Search the data for the word "this" and copy every line where it occurs.

(Records from a dataset)
▬▬▬▬▬▬▬▬▬▬

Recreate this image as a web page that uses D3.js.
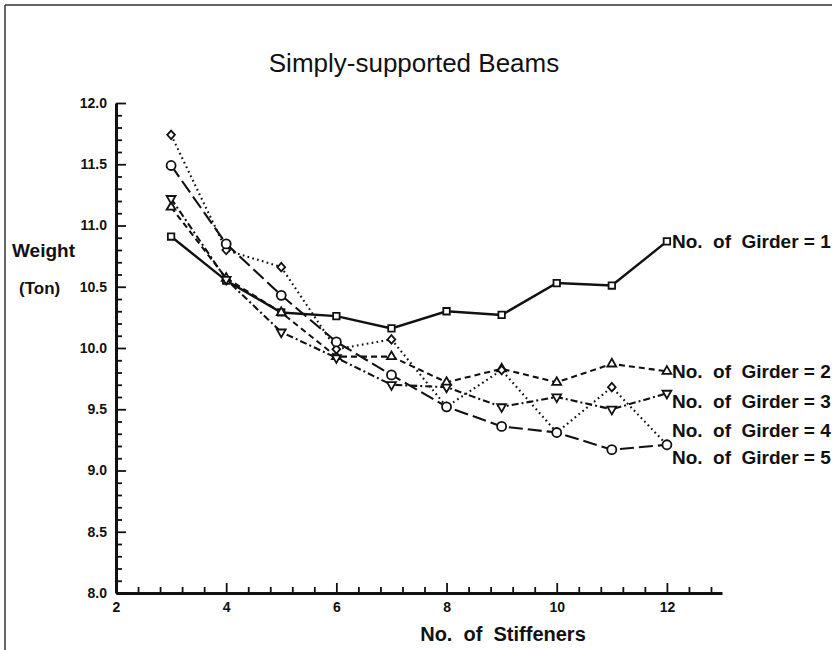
<!DOCTYPE html>
<html>
<head>
<meta charset="utf-8">
<script src="https://cdn.jsdelivr.net/npm/d3@7"></script>
<style>
  html, body { margin: 0; padding: 0; background: #fff; }
  svg { display: block; }
  text { font-family: "Liberation Sans", Arial, Helvetica, sans-serif; fill: #111; }
</style>
</head>
<body>
<svg id="chart" width="832" height="650"></svg>
<script>
// ---- data ----
const stiffeners = [3, 4, 5, 6, 7, 8, 9, 10, 11, 12];
const girder1 = [10.91, 10.55, 10.29, 10.26, 10.16, 10.30, 10.27, 10.53, 10.51, 10.87];
const girder2 = [11.15, 10.57, 10.29, 9.93, 9.93, 9.72, 9.83, 9.72, 9.87, 9.81];
const girder3 = [11.22, 10.56, 10.13, 9.92, 9.70, 9.68, 9.52, 9.60, 9.50, 9.63];
const girder4 = [11.74, 10.80, 10.66, 9.99, 10.07, 9.52, 9.82, 9.31, 9.68, 9.21];
const girder5 = [11.49, 10.85, 10.43, 10.05, 9.78, 9.52, 9.36, 9.31, 9.17, 9.21];
const seriesLabels = ["No.  of  Girder = 1", "No.  of  Girder = 2", "No.  of  Girder = 3", "No.  of  Girder = 4", "No.  of  Girder = 5"];
const labelLevels = [10.87, 9.81, 9.57, 9.33, 9.11];
const xTicks = [2, 4, 6, 8, 10, 12];
const yTicks = [8.0, 8.5, 9.0, 9.5, 10.0, 10.5, 11.0, 11.5, 12.0];
const titleText = "Simply-supported Beams";
const xTitle = "No.  of  Stiffeners";
const yTitle1 = "Weight";
const yTitle2 = "(Ton)";

// ---- setup ----
const svg = d3.select("#chart");
const x = d3.scaleLinear().domain([2, 13]).range([116, 722]);
const y = d3.scaleLinear().domain([8, 12]).range([593, 103]);

// frame (top and left edges)
svg.append("line").attr("x1", 5).attr("y1", 5).attr("x2", 832).attr("y2", 5)
  .attr("stroke", "#333").attr("stroke-width", 1.5);
svg.append("line").attr("x1", 5).attr("y1", 5).attr("x2", 5).attr("y2", 650)
  .attr("stroke", "#333").attr("stroke-width", 1.5);

// title
svg.append("text").attr("x", 414).attr("y", 72).attr("text-anchor", "middle")
  .style("font-size", "26px").text(titleText);

// x axis
const xMinor = d3.range(2.4, 13, 0.4).filter(v => Math.abs(v / 2 - Math.round(v / 2)) > 0.01);
const gx = svg.append("g").attr("transform", `translate(0,${y(8)})`);
gx.call(d3.axisBottom(x).tickValues(xTicks).tickSizeInner(-10).tickSizeOuter(0).tickPadding(9).tickFormat(d3.format("d")));
const gxm = svg.append("g").attr("transform", `translate(0,${y(8)})`);
gxm.call(d3.axisBottom(x).tickValues(xMinor).tickSizeInner(-6).tickSizeOuter(0).tickFormat(""));
gxm.select(".domain").remove();

// y axis
const yMinor = d3.range(8.1, 12, 0.1).filter(v => Math.abs(v * 2 - Math.round(v * 2)) > 0.01);
const gy = svg.append("g").attr("transform", `translate(${x(2)},0)`);
gy.call(d3.axisLeft(y).tickValues(yTicks).tickSizeInner(-10).tickSizeOuter(0).tickPadding(9).tickFormat(d3.format(".1f")));
const gym = svg.append("g").attr("transform", `translate(${x(2)},0)`);
gym.call(d3.axisLeft(y).tickValues(yMinor).tickSizeInner(-6).tickSizeOuter(0).tickFormat(""));
gym.select(".domain").remove();

svg.selectAll(".domain").attr("stroke", "#111").attr("stroke-width", 3);
svg.selectAll(".tick line").attr("stroke", "#111").attr("stroke-width", 1.8);
svg.selectAll(".tick text").style("font-size", "14px").style("font-weight", "bold")
  .style("font-family", "'Liberation Sans', Arial, sans-serif").attr("fill", "#111");

// axis titles
svg.append("text").attr("x", 503).attr("y", 641).attr("text-anchor", "middle")
  .attr("xml:space", "preserve").style("white-space", "pre")
  .style("font-size", "20px").style("font-weight", "bold").text(xTitle);
svg.append("text").attr("x", 12).attr("y", y(10.80) + 7)
  .style("font-size", "19px").style("font-weight", "bold").text(yTitle1);
svg.append("text").attr("x", 19).attr("y", y(10.49) + 6)
  .style("font-size", "17px").style("font-weight", "bold").text(yTitle2);

// series
const diamond = { draw(ctx, size) { const r = Math.sqrt(size) / 2 * 1.35; ctx.moveTo(0, -r); ctx.lineTo(r * 0.9, 0); ctx.lineTo(0, r); ctx.lineTo(-r * 0.9, 0); ctx.closePath(); } };
const series = [
  { vals: girder1, dash: null, sym: d3.symbolSquare, size: 42, rot: 0 },
  { vals: girder2, dash: "6,4", sym: d3.symbolTriangle, size: 34, rot: 0 },
  { vals: girder3, dash: "7,3,2,3", sym: d3.symbolTriangle, size: 34, rot: 180 },
  { vals: girder4, dash: "1.7,3.3", sym: diamond, size: 40, rot: 0 },
  { vals: girder5, dash: "14,5", sym: d3.symbolCircle, size: 64, rot: 0 }
];
const line = d3.line().x((d, i) => x(stiffeners[i])).y(d => y(d));

series.forEach((s, k) => {
  const p = svg.append("path").datum(s.vals).attr("d", line)
    .attr("fill", "none").attr("stroke", "#111").attr("stroke-width", k === 0 ? 2.4 : 2.1);
  if (s.dash) p.attr("stroke-dasharray", s.dash);
});
series.forEach((s) => {
  svg.append("g").selectAll("path").data(s.vals).join("path")
    .attr("d", d3.symbol().type(s.sym).size(s.size))
    .attr("transform", (d, i) => `translate(${x(stiffeners[i])},${y(d)}) rotate(${s.rot})`)
    .attr("fill", "#fff").attr("stroke", "#111").attr("stroke-width", 1.8);
});

// series labels
svg.append("g").selectAll("text").data(seriesLabels).join("text")
  .attr("x", x(12) + 5).attr("y", (d, i) => y(labelLevels[i]) + 7)
  .style("font-size", "19px").style("font-weight", "bold").style("white-space", "pre")
  .attr("xml:space", "preserve")
  .text(d => d);
</script>
</body>
</html>
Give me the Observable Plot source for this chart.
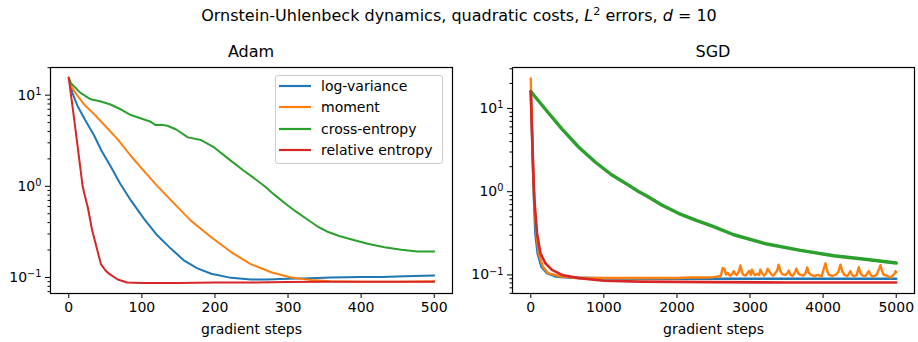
<!DOCTYPE html>
<html><head><meta charset="utf-8">
<script src="https://cdn.jsdelivr.net/npm/d3@7"></script>
<script src="https://cdn.jsdelivr.net/npm/@observablehq/plot@0.6"></script>
<style>
body{margin:0;background:#fff;font-family:"DejaVu Sans",sans-serif;}
#fig{position:relative;width:918px;height:342px;overflow:hidden;background:#fff;}
.t{position:absolute;white-space:nowrap;color:#000;transform:translate(-50%,-50%);line-height:1;}
.sup{font-size:0.7em;position:relative;top:-0.55em;}
#legend{position:absolute;left:275px;top:75px;width:166px;height:87px;border:1px solid #ccc;border-radius:3px;background:rgba(255,255,255,0.8);}
.lg{position:absolute;font-size:14px;color:#000;white-space:nowrap;line-height:1;transform:translateY(-50%);}
</style></head><body><div id="fig"></div>
<script>
const seriesNames = ["log-variance", "moment", "cross-entropy", "relative entropy"];
const seriesColors = ["#1f77b4", "#ff7f0e", "#2ca02c", "#d62728"];

// ---- Adam panel ----
const adamLogVarSteps = [0,5,12,22,34,45,57,70,85,103,121,140,158,176,195,222,249,272,300,330,359,400,428,460,500];
const adamLogVarVals  = [15.5,10.6,7.6,5.4,3.7,2.44,1.67,1.08,0.70,0.44,0.29,0.206,0.153,0.126,0.11,0.099,0.095,0.095,0.097,0.098,0.1,0.101,0.101,0.103,0.105];
const adamMomentSteps = [0,3,12,21,35,48,67,85,103,121,140,167,195,222,249,277,304,332,359,400,450,500];
const adamMomentVals  = [15.5,12.6,9.8,7.9,6.15,4.77,3.27,2.15,1.47,1.01,0.70,0.42,0.276,0.19,0.14,0.114,0.10,0.094,0.091,0.090,0.090,0.091];
const adamCrossSteps = [0,3,16,30,44,57,71,85,99,112,119,126,135,147,163,181,199,222,240,254,268,282,297,312,327,341,355,370,386,409,432,455,477,500];
const adamCrossVals  = [15.5,13.5,10.6,9.0,8.5,7.9,7.0,6.05,5.55,5.1,4.7,4.74,4.62,4.2,3.44,3.22,2.67,1.9,1.47,1.22,1.0,0.8,0.64,0.52,0.43,0.36,0.315,0.285,0.262,0.234,0.215,0.201,0.193,0.193];
const adamRelSteps = [0,8,19,21,26,32,39,44,50,55,67,80,100,150,200,250,300,350,400,450,500];
const adamRelVals  = [15.5,5.0,1.0,0.85,0.59,0.33,0.2,0.14,0.12,0.11,0.095,0.088,0.087,0.087,0.088,0.088,0.089,0.09,0.09,0.09,0.09];

// ---- SGD panel ----
const sgdLogVarSteps = [0,18,30,45,64,95,146,223,337,500,1000,2000,3000,4000,5000];
const sgdLogVarVals  = [16,4.9,2.0,0.79,0.315,0.182,0.126,0.105,0.096,0.093,0.091,0.09,0.09,0.09,0.09];
const sgdMomentSteps = [0,18,32,47,77,109,164,237,382,600,1000,1500,2000,2200,2400,2500,2560,
  2600,2625,2650,2670,2693,2715,2730,2760,2776,2800,2820,2850,2867,2890,2910,2940,2960,2990,3010,3027,3050,3070,3100,3125,3141,3165,3190,3220,3241,3270,3300,3320,3340,3370,3392,3415,3440,
  3480,3510,3529,3555,3580,3610,3634,3660,3690,3730,3760,3781,3805,3830,3880,3930,3980,4010,4032,4055,4080,4130,4180,4210,4237,4260,4290,4330,4355,4374,4395,4420,
  4460,4488,4510,4540,4580,4605,4625,4650,4680,4730,4765,4785,4805,4830,4870,4922,4960,4980,4990,5000];
const sgdMomentVals  = [23,4.9,2.0,0.79,0.315,0.182,0.126,0.105,0.097,0.092,0.092,0.092,0.092,0.093,0.093,0.094,0.096,
  0.097,0.121,0.118,0.101,0.106,0.1,0.098,0.104,0.111,0.102,0.1,0.112,0.13,0.108,0.1,0.098,0.104,0.112,0.1,0.116,0.104,0.099,0.103,0.1,0.116,0.105,0.098,0.104,0.119,0.108,0.1,0.098,0.104,0.112,0.133,0.112,0.102,
  0.1,0.104,0.113,0.1,0.097,0.105,0.119,0.104,0.1,0.098,0.105,0.123,0.106,0.101,0.097,0.1,0.096,0.12,0.138,0.112,0.1,0.097,0.102,0.11,0.133,0.112,0.1,0.097,0.104,0.111,0.1,0.096,
  0.1,0.124,0.105,0.098,0.097,0.104,0.111,0.1,0.095,0.1,0.118,0.131,0.112,0.1,0.098,0.093,0.1,0.104,0.111,0.108];
const sgdCrossSteps = [0,200,428,657,885,1100,1342,1479,1570,1798,2027,2255,2484,2776,3232,3689,4146,4603,5000];
const sgdCrossVals  = [16,9.8,5.66,3.42,2.26,1.61,1.19,1.0,0.906,0.688,0.546,0.455,0.386,0.304,0.235,0.197,0.17,0.153,0.139];
const sgdRelSteps = [0,18,32,50,86,132,200,290,428,657,1000,1500,2500,3500,5000];
const sgdRelVals  = [16,4.9,1.97,0.79,0.315,0.182,0.138,0.115,0.1,0.0915,0.085,0.083,0.082,0.081,0.081];

// ---- axes ticks ----
const adamXTicks = [0,100,200,300,400,500];
const sgdXTicks = [0,1000,2000,3000,4000,5000];
const yMajorTicks = [0.1, 1, 10];
const yMajorLabels = ["10^−1", "10^0", "10^1"];
const yMinorTicks = [0.06,0.07,0.08,0.09,0.2,0.3,0.4,0.5,0.6,0.7,0.8,0.9,2,3,4,5,6,7,8,9,20,30];

function rows(steps, vals) { return steps.map((s, i) => ({step: s, value: vals[i]})); }

function panel({series, xDomain, yDomain, xTicks, marginLeft, marginRight, widths}) {
  const svg = Plot.plot({
    width: 459, height: 282,
    marginLeft, marginRight, marginTop: 7, marginBottom: 49,
    style: {fontFamily: "DejaVu Sans, sans-serif", fontSize: "14px", color: "#000", background: "transparent", overflow: "visible"},
    x: {domain: xDomain},
    y: {type: "log", domain: yDomain},
    marks: [
      Plot.axisX({ticks: xTicks, tickSize: 5, tickPadding: 4, tickFormat: d => String(d),
        label: "gradient steps", labelAnchor: "center", labelArrow: "none", labelOffset: 40}),
      Plot.axisY({ticks: yMajorTicks, tickSize: 5, tickPadding: 4,
        tickFormat: d => yMajorLabels[yMajorTicks.indexOf(d)], label: null}),
      Plot.axisY({ticks: yMinorTicks.filter(v => v >= yDomain[0] && v <= yDomain[1]), tickSize: 2.5, tickFormat: () => "", label: null}),
      ...series.map((s, i) => Plot.line(s, {x: "step", y: "value", stroke: seriesColors[i], strokeWidth: widths[i], strokeLinejoin: "round"})),
      Plot.frame({stroke: "#000", strokeWidth: 1.2})
    ]
  });
  const ns = "http://www.w3.org/2000/svg";
  svg.querySelectorAll('g[aria-label="y-axis tick label"] text').forEach(t => {
    const s = t.textContent; const parts = s.split("^");
    if (parts.length < 2) return;
    t.textContent = "";
    const a = document.createElementNS(ns, "tspan"); a.textContent = parts[0]; t.appendChild(a);
    const b = document.createElementNS(ns, "tspan"); b.setAttribute("dy", "-0.5em"); b.setAttribute("font-size", "0.7em"); b.textContent = parts[1]; t.appendChild(b);
  });
  return svg;
}

const fig = document.getElementById("fig");

const adam = panel({
  series: [rows(adamLogVarSteps, adamLogVarVals), rows(adamMomentSteps, adamMomentVals), rows(adamCrossSteps, adamCrossVals), rows(adamRelSteps, adamRelVals)],
  xDomain: [-25, 525], yDomain: [0.0667, 20.1], xTicks: adamXTicks, marginLeft: 50, marginRight: 7, widths: [2, 2, 2, 2]
});
adam.style.position = "absolute"; adam.style.left = "0px"; adam.style.top = "60px";
fig.appendChild(adam);

const sgd = panel({
  series: [rows(sgdLogVarSteps, sgdLogVarVals), rows(sgdMomentSteps, sgdMomentVals), rows(sgdCrossSteps, sgdCrossVals), rows(sgdRelSteps, sgdRelVals)],
  xDomain: [-250, 5250], yDomain: [0.0598, 31.1], xTicks: sgdXTicks, marginLeft: 53, marginRight: 4, widths: [2.6, 2.4, 3.4, 2.6]
});
sgd.style.position = "absolute"; sgd.style.left = "459px"; sgd.style.top = "60px";
fig.appendChild(sgd);

// titles
function addText(html, x, y, size) {
  const d = document.createElement("div"); d.className = "t"; d.innerHTML = html;
  d.style.left = x + "px"; d.style.top = y + "px"; d.style.fontSize = size + "px";
  fig.appendChild(d);
}
addText('Ornstein-Uhlenbeck dynamics, quadratic costs, <i>L</i><span class="sup">2</span> errors, <i>d</i> = 10', 459, 16, 16);
addText("Adam", 251, 52, 16);
addText("SGD", 713, 52, 16);

// legend
const lg = document.createElement("div"); lg.id = "legend"; fig.appendChild(lg);
const rowY = [86, 107, 129, 150];
seriesNames.forEach((name, i) => {
  const sw = document.createElementNS("http://www.w3.org/2000/svg", "svg");
  sw.setAttribute("width", 34); sw.setAttribute("height", 6);
  sw.style.position = "absolute"; sw.style.left = "278px"; sw.style.top = (rowY[i] - 3) + "px";
  sw.innerHTML = `<line x1="1" x2="33" y1="3" y2="3" stroke="${seriesColors[i]}" stroke-width="2.2"/>`;
  fig.appendChild(sw);
  const t = document.createElement("div"); t.className = "lg"; t.textContent = name;
  t.style.left = "321px"; t.style.top = rowY[i] + "px";
  fig.appendChild(t);
});
</script></body></html>
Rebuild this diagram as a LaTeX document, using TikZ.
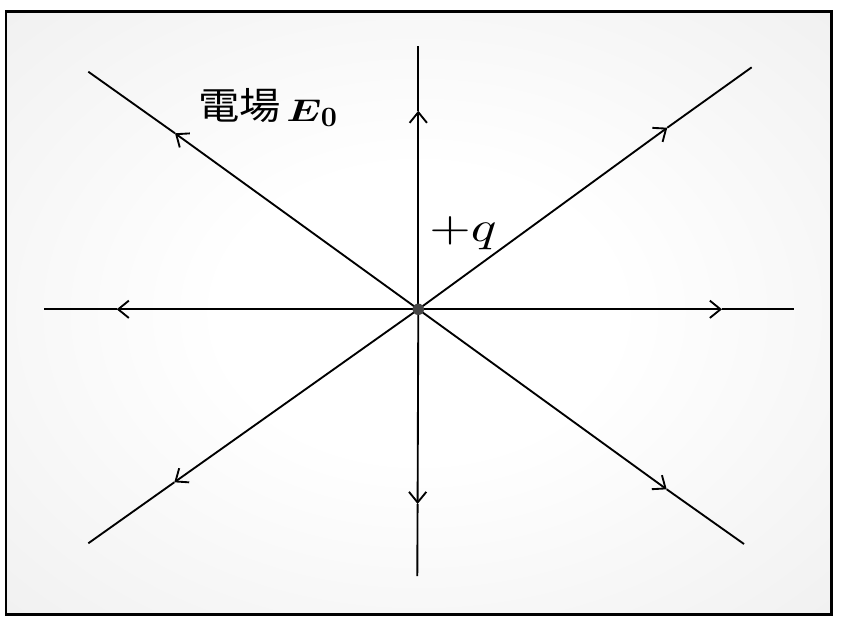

▬▬▬▬▬▬▬▬▬▬

FINISHED EXERCISE:
Recreate this image as a web page that uses D3.js.
Give me the Observable Plot source for this chart.
Rebuild this diagram as a LaTeX document, using TikZ.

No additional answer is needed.